Movies about people falling in love when one of them is dying is a particular sub-genre of romantic drama, and the latest entry into the field is Me Before You, a tearjerker adapted by Jojo Moyes from her novel of the same name, and directed by Thea Sharrock, a stage director making her feature film debut. It stars Game of Thrones’ Emilia Clarke as the wide-eyed affection-object, and Sam Claflin (The Hunger Games) as the suitably Byronic romantic hero—he’s the one who is living-impaired and we’re supposed to care deeply about their odds of falling in love when one of them is dying.

The central conceit of Me Before You is that Lou (Clarke), a charming but uncouth young woman, meets Will (Claflin), a dashing but depressed young man, just when he’s decided to stop living. You see, Will was paralyzed in an accident and is now a quadriplegic, and despite having a family fortune to help him obtain top-line equipment and assistance—Lou is only one of his caretakers—Will wants to die by assisted suicide because he can’t stand being in a wheelchair. Not even Lou’s love is enough to tempt him to change his mind. Death, for Will, is preferable to a life spent in a wheelchair, even if that life is still full with family, friends, and loved ones.
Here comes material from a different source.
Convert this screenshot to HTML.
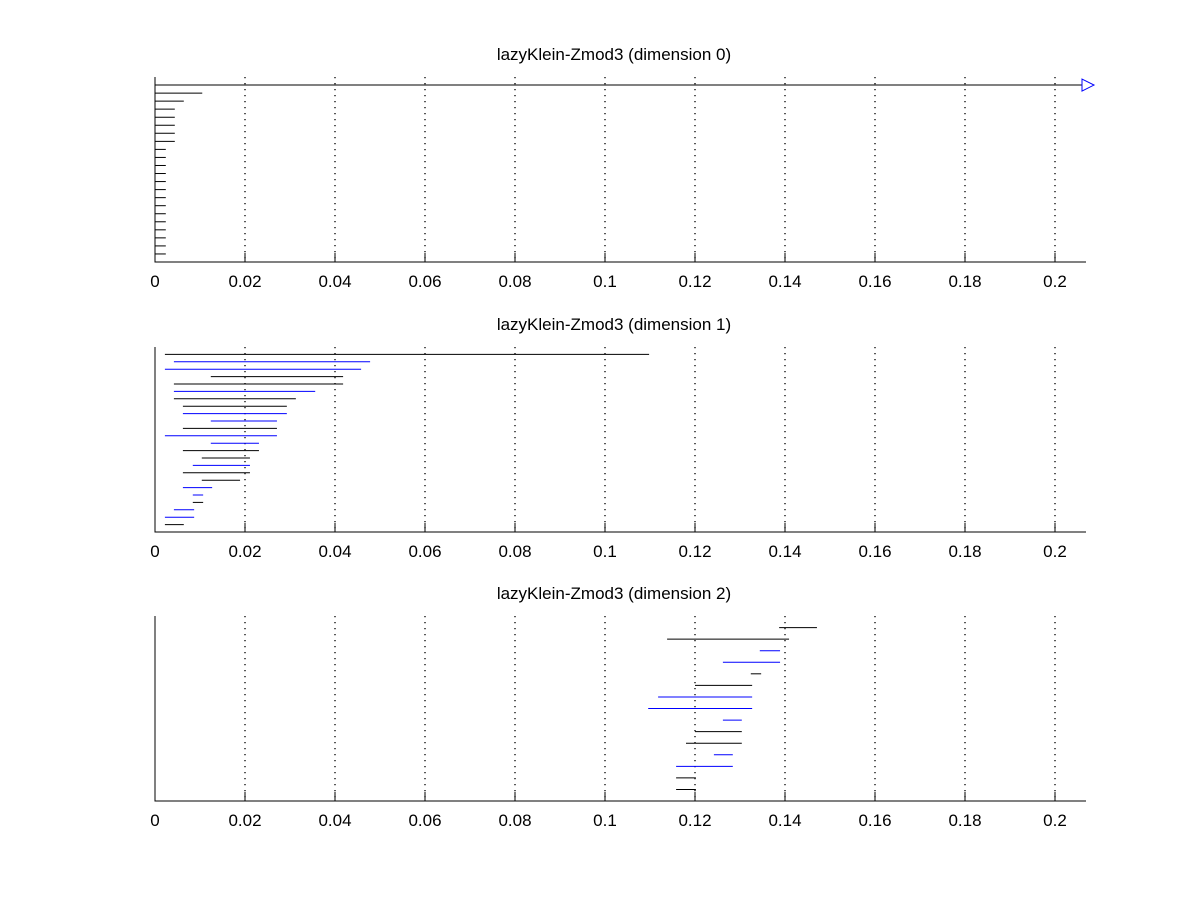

UPROXX’s Brian Grubb nailed the representation issues at play, and the need for more narratives about disabled people than just this one, so I’m just going to stick to what is specifically wrong with this movie, which is a lot. On a technical level Sharrock’s direction is merely adequate—she certainly did better work with the television adaptation of Henry V she directed for the BBC’s The Hollow Crown. And in other departments, this is the kind of movie where we know the heroine is a whimsical person because she wears fuzzy sweaters and colorful tights. Maybe Jojo Moyes’ book is better but her script is one-dimensional and contrived.

The main problem is the wheelchair, and the body of the person in it. People recoil from Will as if he’s a leper—of course there are rude people who stare at people in wheelchairs, and ask inappropriate, invasive questions, but to act as if this is the only type of person differently-abled people meet is ridiculous. Will’s life is filled with disgusted strangers, overbearing parents, and the impossibly simple Lou. Any suggestion that there may be a life, however unexpected or different, worth living in a wheelchair is ignored to feed Will’s suicide story. It’s just gross. There’s no other way to describe it, except “offensive”.

By the time we get to the inevitable ending, any goodwill the actors could possibly dredge up is long gone. A movie about a person struggling to come to terms with an unimaginable reality is one thing, but Me Before You isn’t interested in actually exploring that headspace, it just wants to insert wheelchairs into a paint-by-numbers tearjerker that only ends the way it does because it is structured to actively prevent change. A movie about a moron and a selfish git is inherently unromantic, and the dramatic beats are so false as to border on satirical. Me Before You is like a two-hour SNL skit parodying a bad romantic drama starring a baby-person and a sociopath. This movie can go f*ck itself.